Last week, Facebook announced that it would be banning any content that denies or distorts the Holocaust from its platform. Doing so takes Facebook one more step down the road to curbing misinformation on its platform.
But this precedent is worrisome for two reasons. First, it’s a new kind of censorship—one of ideas rather than concepts—and second, the censor is a corporation, not a government. Both are deeply problematic.
On the first, social media platforms have long censored certain concepts. Terms like ‘White Supremacy’ and racial, ethnic, or religious slurs are verboten. Bots constantly hunt for a list of banned words and delete posts containing the linguistic contraband quickly. Professors in a good college classroom would do the same. While students should be free to speak and express ideas, some ways of doing so are inimical to the goals of a classroom. It’s not problematic to ask students to refrain from using racial slurs or hateful language.
But the new Facebook ban isn’t one of concepts. It’s one of ideas. No one is welcome to express content like “the total number of deaths in Holocaust is lower than widely believed.” Telling people what they can say is much different than telling people how they must say it. Imagine a college professor telling students from the outset that there are some ideas that they will not be allowed to mention or defend in class no matter how careful their wording, evidence, or approach. That’s a very different kind of censorship.
There are two problems with this escalation from concepts to content. First—as pointed out by John Stuart Mill and others—humans can’t just tell at a glance whether something is true. As Kathryn Schultz puts it in a recent TED talk, being right feels just like being wrong. Instead, we use reasons, experience, and evidence to build a case to sort the true from the false. Those cases are rarely air-tight. Yet administrators at Facebook make a call for everyone on where the best evidence lies. Those same administrators in 1550 would have thought that the earth is the center of the solar system (look around—what could be more obvious?) and that European people are more intelligent, on average, than others.
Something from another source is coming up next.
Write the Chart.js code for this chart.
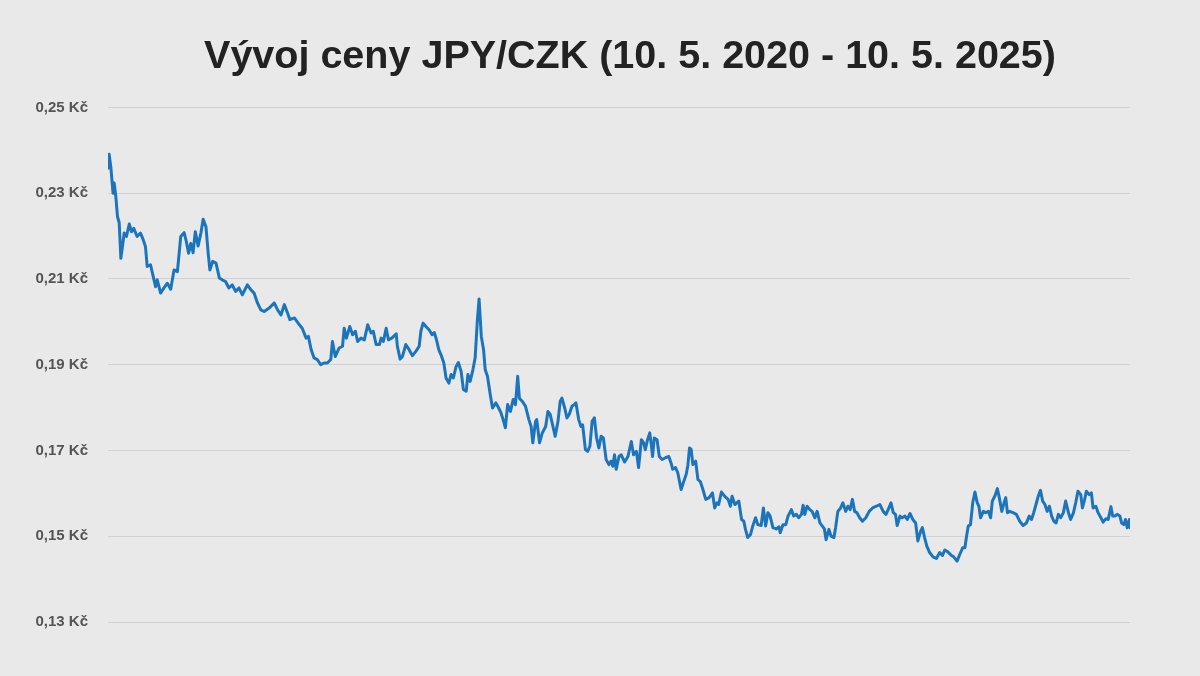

Thankfully for Galileo and Humanists, Facebook wasn’t around back then to adjudicate the truth.
The second problem with the escalation from concepts to content is that it creates a false sense of security. Censoring misinformation doesn’t make it go away. It just pushes it onto another platform. We complain about the micro-targeting aspects of modern political campaigning that allow messages to be tailored to people’s age, race, location, browsing history, etc. Ads filled with misinformation fly below the radar because they are not out in the public space where they can be refuted. And then we turn around and do the very same thing by forcing those with unorthodox views to express them private enclaves away from the public eye. That only allows the misinformation to fester.
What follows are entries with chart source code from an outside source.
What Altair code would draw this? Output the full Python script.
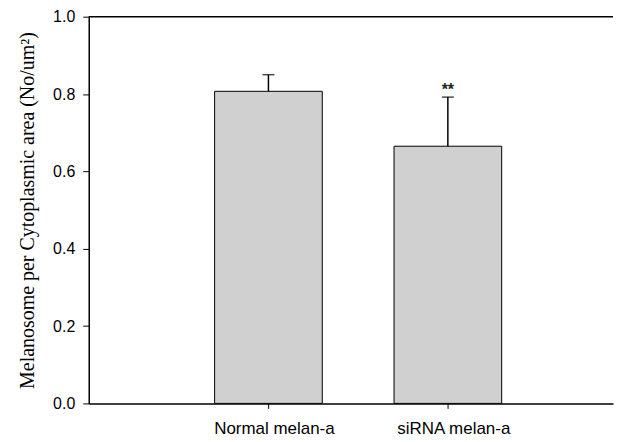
import altair as alt
import pandas as pd

categories = ["Normal melan-a", "siRNA melan-a"]
means = [0.807, 0.665]
errors = [0.043, 0.127]
significance = ["", "**"]
y_ticks = [0.0, 0.2, 0.4, 0.6, 0.8, 1.0]
y_max = 1.0

df = pd.DataFrame({
    "category": categories,
    "mean": means,
    "upper": [m + e for m, e in zip(means, errors)],
    "sig": significance,
})
top_df = pd.DataFrame({"ymax": [y_max]})

x_enc = alt.X(
    "category:N",
    sort=categories,
    scale=alt.Scale(paddingInner=0.4, paddingOuter=0.661, align=0.5307),
    axis=alt.Axis(
        title=None, labelAngle=0, tickSize=5, labelPadding=12, labelOffset=6,
        labelFont="Liberation Sans", labelFontSize=17, domainWidth=1.5,
    ),
)
y_scale = alt.Scale(domain=[0, y_max], nice=False, zero=True)

base = alt.Chart(df)

bars = base.mark_bar(fill="#d0d0d0", stroke="black", strokeWidth=1).encode(
    x=x_enc,
    y=alt.Y(
        "mean:Q",
        scale=y_scale,
        axis=alt.Axis(
            values=y_ticks, format=".1f", tickSize=6, labelPadding=8,
            labelFont="Liberation Sans", labelFontSize=16, grid=False,
            domainWidth=1.5,
            title="Melanosome per Cytoplasmic area (No/um²)",
            titleFont="Liberation Serif", titleFontSize=20,
            titleFontWeight="normal", titlePadding=15,
        ),
    ),
)

err = base.mark_rule(color="black", strokeWidth=1.5).encode(
    x=alt.X("category:N", sort=categories),
    y="mean:Q",
    y2="upper:Q",
)

cap = base.mark_tick(color="black", size=12, thickness=1.5).encode(
    x=alt.X("category:N", sort=categories),
    y="upper:Q",
)

stars = base.mark_text(
    font="Liberation Sans", fontSize=16, fontWeight="bold",
    baseline="alphabetic", dy=-2, color="#222",
).encode(
    x=alt.X("category:N", sort=categories),
    y="upper:Q",
    text="sig:N",
)

top_line = alt.Chart(top_df).mark_rule(color="black", strokeWidth=1.5).encode(
    y=alt.Y("ymax:Q", scale=y_scale)
)

chart = alt.layer(bars, err, cap, stars, top_line).properties(
    width=526, height=388,
    padding={"left": 9, "top": 0, "right": 0, "bottom": 0},
).configure_view(stroke=None).configure_axis(
    domainColor="black", tickColor="black", labelColor="black", titleColor="black"
)

chart.save("out.html", embed_options={"renderer": "svg", "actions": False})
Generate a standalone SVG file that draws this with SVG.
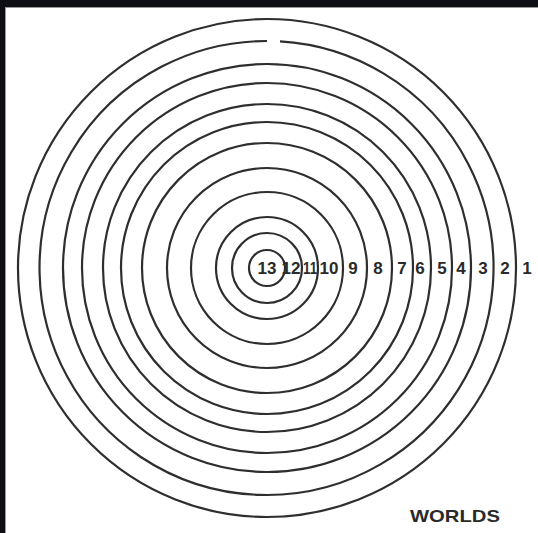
<svg xmlns="http://www.w3.org/2000/svg" width="538" height="533" viewBox="0 0 538 533">
  <style>
    .ring { fill: none; stroke: #2e2e2e; stroke-width: 2.2; }
    .num { font-family: "Liberation Sans", Arial, sans-serif; font-weight: bold; font-size: 17px; fill: #2a2a2a; text-anchor: middle; }
    .title { font-family: "Liberation Sans", Arial, sans-serif; font-weight: bold; font-size: 17px; fill: #2a2a2a; }
  </style>
  <rect x="0" y="0" width="538" height="533" fill="#ffffff"/>
  <g id="frame">
    <rect x="0" y="0" width="538" height="7" fill="#0d0f14"/>
    <rect x="0" y="0" width="5" height="533" fill="#0d0f14"/>
    <line x1="5.5" y1="7" x2="5.5" y2="533" stroke="#9a9a9a" stroke-width="1"/>
    <line x1="5" y1="7.5" x2="538" y2="7.5" stroke="#9a9a9a" stroke-width="1"/>
  </g>
  <g id="rings">
    <circle class="ring" cx="267" cy="268" r="18"/>
    <circle class="ring" cx="267" cy="268" r="35"/>
    <circle class="ring" cx="267" cy="268" r="51"/>
    <circle class="ring" cx="267" cy="268" r="76"/>
    <circle class="ring" cx="267" cy="268" r="100"/>
    <circle class="ring" cx="267" cy="268" r="125"/>
    <circle class="ring" cx="267" cy="268" r="146"/>
    <circle class="ring" cx="267" cy="268" r="164"/>
    <circle class="ring" cx="267" cy="268" r="185"/>
    <circle class="ring" cx="267" cy="268" r="204"/>
    <path class="ring" d="M 280 41.4 A 227 227 0 1 1 267 41"/>
    <circle class="ring" cx="267" cy="268" r="249"/>
  </g>
  <g id="labels">
    <text class="num" x="267" y="274">13</text>
    <text class="num" x="291" y="274">12</text>
    <text class="num" x="310" y="274" textLength="14" lengthAdjust="spacingAndGlyphs">11</text>
    <text class="num" x="329" y="274">10</text>
    <text class="num" x="353" y="274">9</text>
    <text class="num" x="378" y="274">8</text>
    <text class="num" x="402" y="274">7</text>
    <text class="num" x="420" y="274">6</text>
    <text class="num" x="442" y="274">5</text>
    <text class="num" x="461" y="274">4</text>
    <text class="num" x="483" y="274">3</text>
    <text class="num" x="505" y="274">2</text>
    <text class="num" x="527" y="274">1</text>
  </g>
  <g id="caption">
    <text class="title" x="410" y="522" textLength="90" lengthAdjust="spacingAndGlyphs">WORLDS</text>
  </g>
</svg>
You might disagree with me about the question of censoring content rather than concepts. You might think that some content is just so mistaken or so heinous or so harmful that it can be rightly censored in a public forum. OK. Suppose you're right.
This raises a second concern: who gets to make the call on what counts as mistaken, heinous, or harmful? This isn't a question of WHAT gets censored. This is a question of WHO makes that call. In this case, the call is being made by the owners of the social media landscape: corporations. And that raises two further problems even if you grant that some content can be rightly censored from the public sphere.
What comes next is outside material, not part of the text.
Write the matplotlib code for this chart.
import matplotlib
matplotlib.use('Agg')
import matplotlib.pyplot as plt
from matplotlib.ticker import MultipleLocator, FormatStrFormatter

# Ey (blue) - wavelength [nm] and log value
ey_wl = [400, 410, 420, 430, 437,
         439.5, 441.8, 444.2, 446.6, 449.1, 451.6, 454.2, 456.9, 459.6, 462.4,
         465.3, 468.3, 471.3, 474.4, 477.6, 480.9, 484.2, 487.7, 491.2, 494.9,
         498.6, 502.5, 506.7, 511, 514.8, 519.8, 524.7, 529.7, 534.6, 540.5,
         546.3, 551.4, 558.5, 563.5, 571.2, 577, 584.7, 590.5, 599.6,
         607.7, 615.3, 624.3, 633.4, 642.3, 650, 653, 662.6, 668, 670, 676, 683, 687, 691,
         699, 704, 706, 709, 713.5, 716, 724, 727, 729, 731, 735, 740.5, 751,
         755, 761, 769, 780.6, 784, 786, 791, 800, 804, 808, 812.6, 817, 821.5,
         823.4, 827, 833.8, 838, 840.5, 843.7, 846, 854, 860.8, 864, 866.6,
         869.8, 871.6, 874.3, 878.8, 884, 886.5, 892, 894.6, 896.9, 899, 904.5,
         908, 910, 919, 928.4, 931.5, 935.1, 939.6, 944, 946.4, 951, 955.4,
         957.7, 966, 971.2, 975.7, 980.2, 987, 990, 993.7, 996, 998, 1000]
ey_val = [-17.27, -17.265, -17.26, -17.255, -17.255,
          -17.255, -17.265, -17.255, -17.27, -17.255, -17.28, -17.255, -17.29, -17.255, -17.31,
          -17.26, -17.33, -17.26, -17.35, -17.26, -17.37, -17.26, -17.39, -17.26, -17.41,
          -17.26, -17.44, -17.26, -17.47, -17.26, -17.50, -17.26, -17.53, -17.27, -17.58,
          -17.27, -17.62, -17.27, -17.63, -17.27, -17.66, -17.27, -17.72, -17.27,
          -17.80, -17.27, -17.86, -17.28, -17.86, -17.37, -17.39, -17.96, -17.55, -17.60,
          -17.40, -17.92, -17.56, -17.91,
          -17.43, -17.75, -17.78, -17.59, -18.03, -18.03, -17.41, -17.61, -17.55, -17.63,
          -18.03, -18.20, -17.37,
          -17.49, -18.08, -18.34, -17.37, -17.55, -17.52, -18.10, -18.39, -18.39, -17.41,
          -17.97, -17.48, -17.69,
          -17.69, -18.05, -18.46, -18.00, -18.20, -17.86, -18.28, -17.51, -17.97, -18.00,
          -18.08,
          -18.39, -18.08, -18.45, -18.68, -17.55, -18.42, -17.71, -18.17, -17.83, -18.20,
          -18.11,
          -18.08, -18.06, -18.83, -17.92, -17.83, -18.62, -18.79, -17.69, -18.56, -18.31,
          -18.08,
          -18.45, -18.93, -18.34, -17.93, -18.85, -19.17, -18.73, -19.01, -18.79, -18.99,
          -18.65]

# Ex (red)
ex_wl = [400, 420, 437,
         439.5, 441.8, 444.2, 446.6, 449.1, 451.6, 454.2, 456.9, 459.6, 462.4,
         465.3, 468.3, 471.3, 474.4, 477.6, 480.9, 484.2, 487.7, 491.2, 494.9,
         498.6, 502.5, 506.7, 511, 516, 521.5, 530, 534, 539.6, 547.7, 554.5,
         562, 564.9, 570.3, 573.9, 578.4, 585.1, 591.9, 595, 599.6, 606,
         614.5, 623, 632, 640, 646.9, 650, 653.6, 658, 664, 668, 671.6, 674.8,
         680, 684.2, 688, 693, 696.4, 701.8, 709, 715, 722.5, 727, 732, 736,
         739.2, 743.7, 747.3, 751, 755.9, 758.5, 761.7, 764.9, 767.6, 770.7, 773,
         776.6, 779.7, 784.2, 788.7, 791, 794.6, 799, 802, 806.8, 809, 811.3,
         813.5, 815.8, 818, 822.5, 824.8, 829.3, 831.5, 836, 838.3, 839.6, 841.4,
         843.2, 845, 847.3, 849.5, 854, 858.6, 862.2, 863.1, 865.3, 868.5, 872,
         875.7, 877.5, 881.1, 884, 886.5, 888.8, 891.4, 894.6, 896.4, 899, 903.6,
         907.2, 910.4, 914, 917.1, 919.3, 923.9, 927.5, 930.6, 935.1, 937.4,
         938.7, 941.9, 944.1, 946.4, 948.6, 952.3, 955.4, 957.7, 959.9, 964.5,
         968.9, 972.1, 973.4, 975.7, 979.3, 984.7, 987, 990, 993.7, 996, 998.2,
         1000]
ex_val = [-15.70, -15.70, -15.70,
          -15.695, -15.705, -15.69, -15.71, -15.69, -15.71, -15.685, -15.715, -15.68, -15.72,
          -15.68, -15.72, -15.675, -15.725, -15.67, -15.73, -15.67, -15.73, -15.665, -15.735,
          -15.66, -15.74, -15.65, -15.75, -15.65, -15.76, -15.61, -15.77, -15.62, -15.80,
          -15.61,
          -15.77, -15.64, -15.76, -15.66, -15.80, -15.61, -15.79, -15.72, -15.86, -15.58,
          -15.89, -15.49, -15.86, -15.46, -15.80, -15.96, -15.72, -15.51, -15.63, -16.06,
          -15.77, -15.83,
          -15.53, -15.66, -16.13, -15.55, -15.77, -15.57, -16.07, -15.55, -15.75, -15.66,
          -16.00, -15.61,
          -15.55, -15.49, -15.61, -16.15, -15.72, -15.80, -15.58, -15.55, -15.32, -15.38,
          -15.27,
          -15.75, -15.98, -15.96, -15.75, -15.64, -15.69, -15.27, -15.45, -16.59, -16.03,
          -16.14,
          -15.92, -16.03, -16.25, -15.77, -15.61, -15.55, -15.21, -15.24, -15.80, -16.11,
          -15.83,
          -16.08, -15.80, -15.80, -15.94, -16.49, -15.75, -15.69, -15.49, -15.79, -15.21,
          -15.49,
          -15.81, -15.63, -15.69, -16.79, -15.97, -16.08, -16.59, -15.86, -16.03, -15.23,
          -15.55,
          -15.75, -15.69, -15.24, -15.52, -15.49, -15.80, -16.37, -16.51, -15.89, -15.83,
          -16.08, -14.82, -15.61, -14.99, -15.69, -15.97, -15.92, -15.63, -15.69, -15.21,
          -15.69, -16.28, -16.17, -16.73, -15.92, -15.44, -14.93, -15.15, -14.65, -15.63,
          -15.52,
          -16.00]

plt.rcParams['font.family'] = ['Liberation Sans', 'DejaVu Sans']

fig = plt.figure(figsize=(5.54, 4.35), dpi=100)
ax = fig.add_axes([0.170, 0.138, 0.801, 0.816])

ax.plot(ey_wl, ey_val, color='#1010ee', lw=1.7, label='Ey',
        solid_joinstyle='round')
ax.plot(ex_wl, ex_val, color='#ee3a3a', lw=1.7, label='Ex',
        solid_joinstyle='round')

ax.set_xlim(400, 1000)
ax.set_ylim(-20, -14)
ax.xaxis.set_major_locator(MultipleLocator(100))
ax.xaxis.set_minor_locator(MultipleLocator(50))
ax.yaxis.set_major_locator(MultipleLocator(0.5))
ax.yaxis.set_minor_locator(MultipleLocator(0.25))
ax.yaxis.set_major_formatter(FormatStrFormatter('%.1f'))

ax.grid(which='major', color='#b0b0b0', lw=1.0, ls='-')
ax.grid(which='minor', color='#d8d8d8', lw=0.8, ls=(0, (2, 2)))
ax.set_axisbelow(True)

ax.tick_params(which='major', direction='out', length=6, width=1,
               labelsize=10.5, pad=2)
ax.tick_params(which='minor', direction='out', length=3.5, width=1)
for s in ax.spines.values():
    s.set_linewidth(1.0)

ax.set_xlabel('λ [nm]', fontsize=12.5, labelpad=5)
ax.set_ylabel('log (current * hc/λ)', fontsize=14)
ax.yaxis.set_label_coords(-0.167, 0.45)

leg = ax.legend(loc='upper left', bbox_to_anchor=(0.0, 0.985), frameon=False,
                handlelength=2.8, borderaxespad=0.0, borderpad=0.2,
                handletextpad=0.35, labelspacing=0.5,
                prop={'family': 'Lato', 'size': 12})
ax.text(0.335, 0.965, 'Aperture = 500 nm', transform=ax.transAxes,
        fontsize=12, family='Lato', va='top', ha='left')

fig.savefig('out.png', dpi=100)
First, corporations have incentives to make profits. To put it mildly, those incentives don’t always align with the truth or with the interests of political minorities. Instead, corporate incentives are more likely to be aligned with the content that makes the most subscribers happy. Sometimes that will be the truth. Sometimes it will not. In either case, corporations have a perverse incentive to regulate content in ways that help the bottom line.
Second, there’s more than one corporation in the social media space. Each has carved out a particular slice of the social media landscape, and each has a somewhat different business model and clientele (think of Twitter vs. Parler). There’s no antecedent reason to think that they will judge what’s true and what’s false, what’s harmful and what’s not, in the same way. Further, there's good empirical reason to think that they will make the call differently when doing so helps them to build a particular customer base (why else do you think Fox News and MSNBC draw the lines on what's true in different ways?). When we put corporations in charge of censorship, we’re purposefully fragmenting our social interaction. Facebook bans content on Holocaust denial. Perhaps Gab bans content on human-induced climate change. Then Parler bans content defending Hamas. And so on. We need to talk to one another, not past one another. Letting corporations make the call on what's true or false ensures that we'll do the latter.
In sum, Americans should be concerned about the rise of censorship by social media bosses. It’s beyond that of concepts or language. We’re moving into the censorship of ideas. No free society will survive that.